TASK STATEMENT
Transcribe everything in the data word for word. Pictures are left out.

SUPPLIED INFORMATION
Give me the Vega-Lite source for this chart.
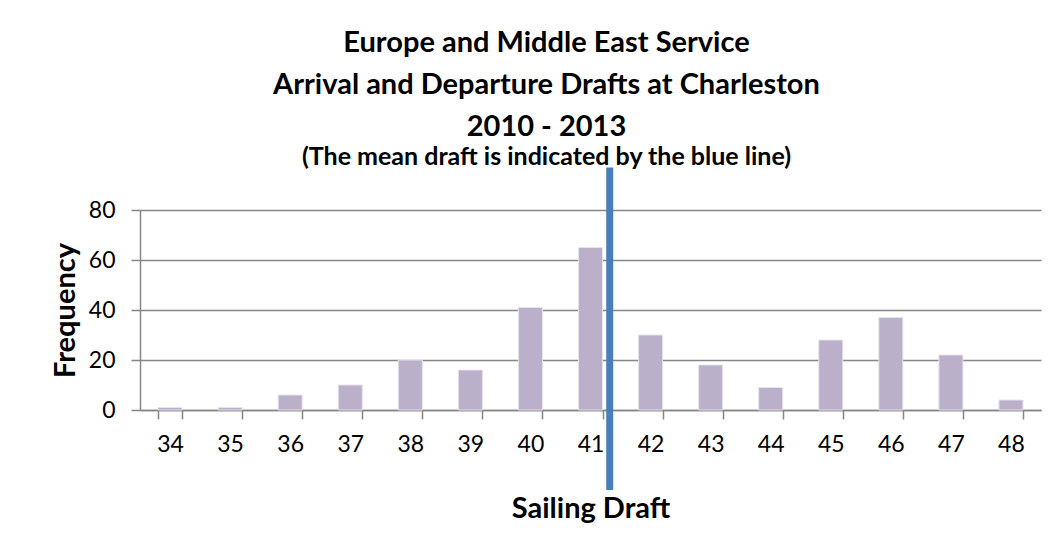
{
  "$schema": "https://vega.github.io/schema/vega-lite/v6.json",
  "autosize": "none",
  "width": 901,
  "height": 200,
  "padding": {"left": 140, "top": 210, "right": 19, "bottom": 127},
  "background": "white",
  "title": {
    "text": ["Europe and Middle East Service", "Arrival and Departure Drafts at Charleston", "2010 - 2013"],
    "subtitle": "(The mean draft is indicated by the blue line)",
    "font": "Lato",
    "fontSize": 29,
    "fontWeight": "bold",
    "lineHeight": 42,
    "color": "#000000",
    "subtitleFont": "Lato",
    "subtitleFontSize": 25,
    "subtitleFontWeight": "bold",
    "subtitleColor": "#000000",
    "subtitlePadding": 3,
    "anchor": "middle",
    "dx": -44,
    "offset": -6
  },
  "config": {
    "view": {"stroke": null},
    "axis": {
      "labelFont": "Lato",
      "labelFontSize": 23,
      "labelColor": "#000000",
      "titleFont": "Lato",
      "titleFontSize": 29,
      "titleFontWeight": "bold",
      "titleColor": "#000000",
      "domainColor": "#868686",
      "tickColor": "#868686",
      "gridColor": "#868686",
      "domainWidth": 1.5,
      "tickWidth": 1.5,
      "gridWidth": 1.5
    }
  },
  "layer": [
    {
      "data": {
        "values": [
          {"draft": 34, "frequency": 1},
          {"draft": 35, "frequency": 1},
          {"draft": 36, "frequency": 6},
          {"draft": 37, "frequency": 10},
          {"draft": 38, "frequency": 20},
          {"draft": 39, "frequency": 16},
          {"draft": 40, "frequency": 41},
          {"draft": 41, "frequency": 65},
          {"draft": 42, "frequency": 30},
          {"draft": 43, "frequency": 18},
          {"draft": 44, "frequency": 9},
          {"draft": 45, "frequency": 28},
          {"draft": 46, "frequency": 37},
          {"draft": 47, "frequency": 22},
          {"draft": 48, "frequency": 4}
        ]
      },
      "mark": {"type": "bar", "color": "#BAB0CA", "stroke": "#E6E2EE", "strokeWidth": 1},
      "encoding": {
        "x": {
          "field": "draft",
          "type": "ordinal",
          "scale": {"paddingInner": 0.6, "paddingOuter": 0.3},
          "axis": {
            "title": "Sailing Draft",
            "labelAngle": 0,
            "labelFontSize": 23,
            "tickBand": "extent",
            "tickSize": 9,
            "labelPadding": 14,
            "titleY": 84
          }
        },
        "y": {
          "field": "frequency",
          "type": "quantitative",
          "scale": {"domain": [0, 80], "nice": false},
          "axis": {
            "title": "Frequency",
            "values": [0, 20, 40, 60, 80],
            "labelFontSize": 23,
            "tickSize": 9,
            "labelPadding": 16,
            "titleX": -60
          }
        }
      }
    },
    {
      "data": {"values": [{"mean": 41.32}]},
      "mark": {"type": "rule", "color": "#4A7EBB", "strokeWidth": 7},
      "encoding": {
        "x": {
          "field": "mean",
          "type": "quantitative",
          "scale": {"domain": [33.5, 48.5], "nice": false, "zero": false},
          "axis": null
        },
        "y": {"datum": 97},
        "y2": {"datum": -32}
      }
    }
  ],
  "resolve": {"scale": {"x": "independent"}}
}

COMPLETED TASK
Give me the Vega-Lite source for this chart.
{
  "$schema": "https://vega.github.io/schema/vega-lite/v6.json",
  "autosize": "none",
  "width": 901,
  "height": 200,
  "padding": {"left": 140, "top": 210, "right": 19, "bottom": 127},
  "background": "white",
  "title": {
    "text": ["Europe and Middle East Service", "Arrival and Departure Drafts at Charleston", "2010 - 2013"],
    "subtitle": "(The mean draft is indicated by the blue line)",
    "font": "Lato",
    "fontSize": 29,
    "fontWeight": "bold",
    "lineHeight": 42,
    "color": "#000000",
    "subtitleFont": "Lato",
    "subtitleFontSize": 25,
    "subtitleFontWeight": "bold",
    "subtitleColor": "#000000",
    "subtitlePadding": 3,
    "anchor": "middle",
    "dx": -44,
    "offset": -6
  },
  "config": {
    "view": {"stroke": null},
    "axis": {
      "labelFont": "Lato",
      "labelFontSize": 23,
      "labelColor": "#000000",
      "titleFont": "Lato",
      "titleFontSize": 29,
      "titleFontWeight": "bold",
      "titleColor": "#000000",
      "domainColor": "#868686",
      "tickColor": "#868686",
      "gridColor": "#868686",
      "domainWidth": 1.5,
      "tickWidth": 1.5,
      "gridWidth": 1.5
    }
  },
  "layer": [
    {
      "data": {
        "values": [
          {"draft": 34, "frequency": 1},
          {"draft": 35, "frequency": 1},
          {"draft": 36, "frequency": 6},
          {"draft": 37, "frequency": 10},
          {"draft": 38, "frequency": 20},
          {"draft": 39, "frequency": 16},
          {"draft": 40, "frequency": 41},
          {"draft": 41, "frequency": 65},
          {"draft": 42, "frequency": 30},
          {"draft": 43, "frequency": 18},
          {"draft": 44, "frequency": 9},
          {"draft": 45, "frequency": 28},
          {"draft": 46, "frequency": 37},
          {"draft": 47, "frequency": 22},
          {"draft": 48, "frequency": 4}
        ]
      },
      "mark": {"type": "bar", "color": "#BAB0CA", "stroke": "#E6E2EE", "strokeWidth": 1},
      "encoding": {
        "x": {
          "field": "draft",
          "type": "ordinal",
          "scale": {"paddingInner": 0.6, "paddingOuter": 0.3},
          "axis": {
            "title": "Sailing Draft",
            "labelAngle": 0,
            "labelFontSize": 23,
            "tickBand": "extent",
            "tickSize": 9,
            "labelPadding": 14,
            "titleY": 84
          }
        },
        "y": {
          "field": "frequency",
          "type": "quantitative",
          "scale": {"domain": [0, 80], "nice": false},
          "axis": {
            "title": "Frequency",
            "values": [0, 20, 40, 60, 80],
            "labelFontSize": 23,
            "tickSize": 9,
            "labelPadding": 16,
            "titleX": -60
          }
        }
      }
    },
    {
      "data": {"values": [{"mean": 41.32}]},
      "mark": {"type": "rule", "color": "#4A7EBB", "strokeWidth": 7},
      "encoding": {
        "x": {
          "field": "mean",
          "type": "quantitative",
          "scale": {"domain": [33.5, 48.5], "nice": false, "zero": false},
          "axis": null
        },
        "y": {"datum": 97},
        "y2": {"datum": -32}
      }
    }
  ],
  "resolve": {"scale": {"x": "independent"}}
}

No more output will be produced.